Friday, March 7, 2014

UCSF Study Falsely Links E-Cigarettes to Smoking

Academics at the University of California San Francisco have used the 2011 and 2012 National Youth Tobacco Survey to fabricate a claim that “e-cigarettes are likely to be gateway devices for nicotine addiction among youth, opening up a whole new market for tobacco.”  Lead author Lauren Dutra provided that quote to the media in a UCSF press release touting the study (here).  Dr. Stanton Glantz was a coauthor.  The study appears in the Journal of the American Medical Association Pediatrics.

The UCSF press release also contains a demonstrably false leading statement: “The study of nearly 40,000 youth around the country also found that e-cigarette use among middle and high school students doubled between 2011 and 2012, from 3.1 percent to 6.5 percent.”

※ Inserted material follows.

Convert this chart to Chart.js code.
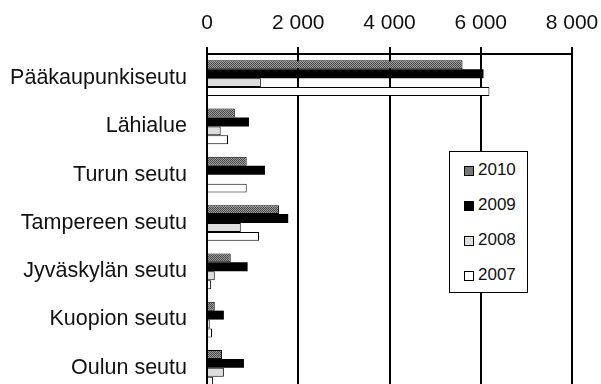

These percentages DO NOT refer to current e-cigarette use, but to ever e-cigarette use, “even just one time.”  I have analyzed this data before (here and here).  E-cigarette use among middle and high school students did double between 2011 and 2012, from 1.0 to 2.0 percent.  The chart on the left provides a truthful picture of e-cigarette use.
The Dutra-Glantz study consisted of a dizzying array of statistical analyses that could not possibly support their claim that e-cigarettes are a gateway to cigarettes.  Unfortunately, the media is headlining this false claim around the globe. 

The only positive note in this otherwise dark story is that, for the first time, Dr. Glantz’s fabrication was called out by the American Cancer Society and the American Legacy Foundation.  The ACS’s Dr. Thomas Glynn said in the New York Times, “The data in this study do not allow many of the broad conclusions that it draws.” (here). 

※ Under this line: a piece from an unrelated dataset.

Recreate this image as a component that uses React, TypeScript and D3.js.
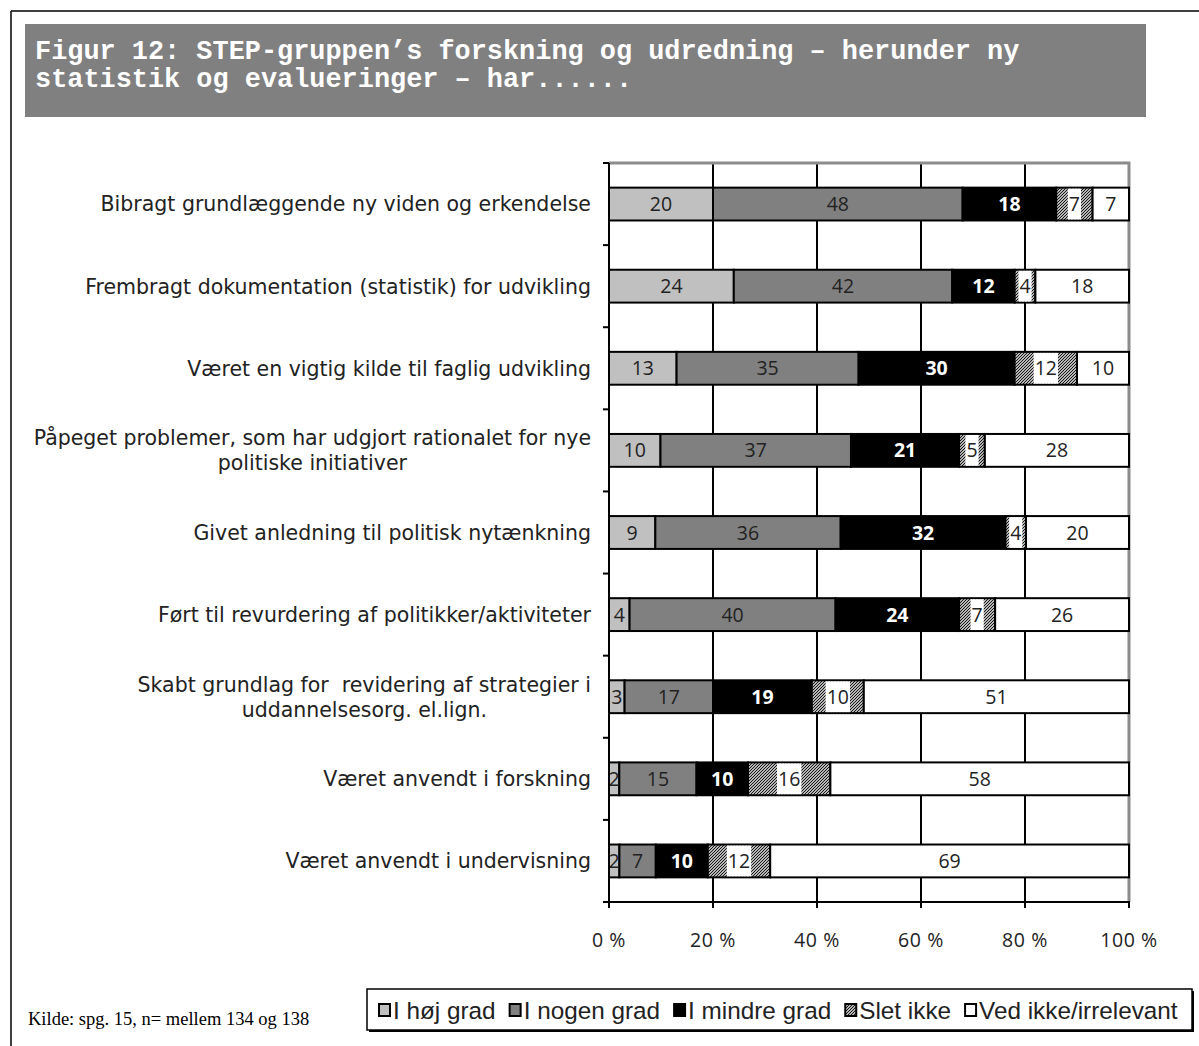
import React, { useEffect, useRef } from "react";
import * as d3 from "d3";

const categories: string[][] = [
  ["Bibragt grundlæggende ny viden og erkendelse"],
  ["Frembragt dokumentation (statistik) for udvikling"],
  ["Været en vigtig kilde til faglig udvikling"],
  ["Påpeget problemer, som har udgjort rationalet for nye", "politiske initiativer"],
  ["Givet anledning til politisk nytænkning"],
  ["Ført til revurdering af politikker/aktiviteter"],
  ["Skabt grundlag for  revidering af strategier i", "uddannelsesorg. el.lign."],
  ["Været anvendt i forskning"],
  ["Været anvendt i undervisning"],
];

const seriesNames = ["I høj grad", "I nogen grad", "I mindre grad", "Slet ikke", "Ved ikke/irrelevant"];
const hoejGrad = [20, 24, 13, 10, 9, 4, 3, 2, 2];
const nogenGrad = [48, 42, 35, 37, 36, 40, 17, 15, 7];
const mindreGrad = [18, 12, 30, 21, 32, 24, 19, 10, 10];
const sletIkke = [7, 4, 12, 5, 4, 7, 10, 16, 12];
const vedIkke = [7, 18, 10, 28, 20, 26, 51, 58, 69];
const xTicks = [0, 20, 40, 60, 80, 100];

const titleLines = [
  "Figur 12: STEP-gruppen’s forskning og udredning – herunder ny",
  "statistik og evalueringer – har......",
];
const sourceText = "Kilde: spg. 15, n= mellem 134 og 138";

const FONT = "'Open Sans', 'DejaVu Sans', sans-serif";
const LABEL_FONT = "'DejaVu Sans', 'Open Sans', sans-serif";
const FS = 19.5;

export default function App() {
  const ref = useRef<SVGSVGElement>(null);

  useEffect(() => {
    const svg = d3.select(ref.current!);
    svg.selectAll("*").remove();

    const defs = svg.append("defs");
    const pat = defs
      .append("pattern")
      .attr("id", "hatch")
      .attr("patternUnits", "userSpaceOnUse")
      .attr("width", 3)
      .attr("height", 3);
    pat.append("rect").attr("width", 3).attr("height", 3).attr("fill", "#fff");
    pat
      .append("path")
      .attr("d", "M-1,1 L1,-1 M0,3 L3,0 M2,4 L4,2")
      .attr("stroke", "#111")
      .attr("stroke-width", 1.2);

    const fills = ["#c0c0c0", "#808080", "#000000", "url(#hatch)", "#ffffff"];
    const series = [hoejGrad, nogenGrad, mindreGrad, sletIkke, vedIkke];

    // frame
    svg.append("line").attr("x1", 11).attr("y1", 11).attr("x2", 1199).attr("y2", 11).attr("stroke", "#000").attr("stroke-width", 1.5);
    svg.append("line").attr("x1", 11).attr("y1", 11).attr("x2", 11).attr("y2", 1046).attr("stroke", "#000").attr("stroke-width", 1.5);

    // title
    svg.append("rect").attr("x", 25).attr("y", 24).attr("width", 1121).attr("height", 93).attr("fill", "#808080");
    titleLines.forEach((t, i) => {
      svg
        .append("text")
        .attr("x", 35)
        .attr("y", 59 + i * 28)
        .attr("fill", "#fff")
        .attr("font-family", "'Liberation Mono', 'Courier New', monospace")
        .attr("font-weight", "bold")
        .attr("font-size", 26.9)
        .style("white-space", "pre")
        .text(t);
    });

    const x0 = 609, x1 = 1129, yTop = 163, yBot = 902;
    const x = d3.scaleLinear().domain([0, 100]).range([x0, x1]);
    const idx = categories.map((_, i) => String(i));
    const y = d3.scaleBand().domain(idx).range([yTop, yBot]).paddingInner(0.6).paddingOuter(0.3);
    const step = y.step();

    // gridlines
    const g = svg.append("g");
    g.selectAll("line.grid")
      .data(xTicks.filter((t) => t > 0 && t < 100))
      .join("line")
      .attr("x1", (d) => x(d))
      .attr("x2", (d) => x(d))
      .attr("y1", yTop)
      .attr("y2", yBot)
      .attr("stroke", "#000")
      .attr("stroke-width", 2);
    // plot border grey
    g.append("path")
      .attr("d", `M${x0},${yTop} L${x1},${yTop} L${x1},${yBot}`)
      .attr("fill", "none")
      .attr("stroke", "#8c8c8c")
      .attr("stroke-width", 3);

    // bars
    categories.forEach((_, ci) => {
      const vals = series.map((s) => s[ci]);
      const total = d3.sum(vals);
      let cum = 0;
      const by = y(String(ci))!;
      const bh = y.bandwidth();
      vals.forEach((v, si) => {
        const a = (cum / total) * 100;
        const b = ((cum + v) / total) * 100;
        cum += v;
        svg
          .append("rect")
          .attr("x", x(a))
          .attr("y", by)
          .attr("width", x(b) - x(a))
          .attr("height", bh)
          .attr("fill", fills[si])
          .attr("stroke", "#000")
          .attr("stroke-width", 2);
      });
      cum = 0;
      vals.forEach((v, si) => {
        const a = (cum / total) * 100;
        const b = ((cum + v) / total) * 100;
        cum += v;
        const cx = (x(a) + x(b)) / 2;
        const cy = by + bh / 2;
        const t = svg
          .append("text")
          .attr("x", cx)
          .attr("y", cy)
          .attr("dy", "0.36em")
          .attr("text-anchor", "middle")
          .attr("font-family", FONT)
          .attr("font-size", FS)
          .attr("font-weight", si === 2 ? "bold" : "normal")
          .attr("fill", si === 2 ? "#fff" : "#222")
          .text(String(v));
        if (si === 3) {
          const w = (t.node() as SVGTextElement).getComputedTextLength();
          svg
            .insert("rect", () => t.node())
            .attr("x", cx - w / 2 - 1)
            .attr("y", by + 1)
            .attr("width", w + 2)
            .attr("height", bh - 2)
            .attr("fill", "#fff");
        }
      });
    });

    // axes
    svg.append("line").attr("x1", x0).attr("x2", x0).attr("y1", yTop).attr("y2", yBot + 1).attr("stroke", "#000").attr("stroke-width", 2);
    svg.append("line").attr("x1", x0 - 1).attr("x2", x1 + 1).attr("y1", yBot).attr("y2", yBot).attr("stroke", "#000").attr("stroke-width", 2);
    d3.range(categories.length + 1).forEach((i) => {
      const yy = yTop + i * step;
      svg.append("line").attr("x1", x0 - 6).attr("x2", x0).attr("y1", yy).attr("y2", yy).attr("stroke", "#000").attr("stroke-width", 2);
    });
    xTicks.forEach((t) => {
      svg.append("line").attr("x1", x(t)).attr("x2", x(t)).attr("y1", yBot).attr("y2", yBot + 6).attr("stroke", "#000").attr("stroke-width", 2);
      svg
        .append("text")
        .attr("x", x(t))
        .attr("y", 940)
        .attr("dy", "0.36em")
        .attr("text-anchor", "middle")
        .attr("font-family", FONT)
        .attr("font-size", FS)
        .attr("letter-spacing", 0.6)
        .attr("fill", "#222")
        .text(`${t} %`);
    });

    // category labels
    const label = (txt: string, xx: number, yy: number, anchor: string) =>
      svg
        .append("text")
        .attr("x", xx)
        .attr("y", yy)
        .attr("dy", "0.36em")
        .attr("text-anchor", anchor)
        .attr("font-family", LABEL_FONT)
        .attr("font-size", 20.5)
        .attr("fill", "#222")
        .style("white-space", "pre")
        .text(txt);
    categories.forEach((lines, ci) => {
      const cy = y(String(ci))! + y.bandwidth() / 2;
      if (lines.length === 1) {
        label(lines[0], 591, cy, "end");
      } else {
        const t1 = label(lines[0], 591, cy - 12.5, "end");
        const w = (t1.node() as SVGTextElement).getComputedTextLength();
        label(lines[1], 591 - w / 2, cy + 12.5, "middle");
      }
    });

    // legend
    const lx = 367, ly = 989, lw = 825, lh = 41;
    svg.append("rect").attr("x", lx + 2).attr("y", ly + 2).attr("width", lw).attr("height", lh).attr("fill", "#000");
    svg.append("rect").attr("x", lx).attr("y", ly).attr("width", lw).attr("height", lh).attr("fill", "#fff").attr("stroke", "#000").attr("stroke-width", 1.5);
    let cx = 379;
    seriesNames.forEach((name, si) => {
      svg.append("rect").attr("x", cx).attr("y", ly + 15).attr("width", 11).attr("height", 12).attr("fill", fills[si]).attr("stroke", "#000").attr("stroke-width", 2);
      const t = svg
        .append("text")
        .attr("x", cx + 14)
        .attr("y", ly + 21)
        .attr("dy", "0.36em")
        .attr("font-family", "'Liberation Sans Narrow', 'Liberation Sans', Arial, sans-serif")
        .attr("font-size", 24.3)
        .attr("fill", "#222")
        .text(name);
      const w = (t.node() as SVGTextElement).getComputedTextLength();
      cx = cx + 14 + w + 14;
    });

    // source
    svg
      .append("text")
      .attr("x", 28)
      .attr("y", 1025)
      .attr("font-family", "'Liberation Serif', 'Times New Roman', serif")
      .attr("font-size", 18.5)
      .attr("fill", "#000")
      .text(sourceText);
  }, []);

  return (
    <svg
      ref={ref}
      width={1199}
      height={1046}
      style={{ position: "absolute", left: 0, top: 0, background: "#fff" }}
    />
  );
}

Dr. David Abrams of the American Legacy Foundation confirmed that the data do not support the authors’ conclusion.  “I am quite certain that a survey would find that people who have used nicotine gum are much more likely to be smokers and to have trouble quitting, but that does not mean that gum is a gateway to smoking or makes it harder to quit,”

There is more.  My chart shows that although e-cigarette use increased, exclusive cigarette smoking plummeted, from 4% to 2.8% among middle school students, and from 14.6% to 11.8% among high school students.  This dramatic decline further undermines Dutra-Glantz’s claims.

Anti-tobacco extremists have won this media skirmish against e-cigarettes, but at a price – their integrity.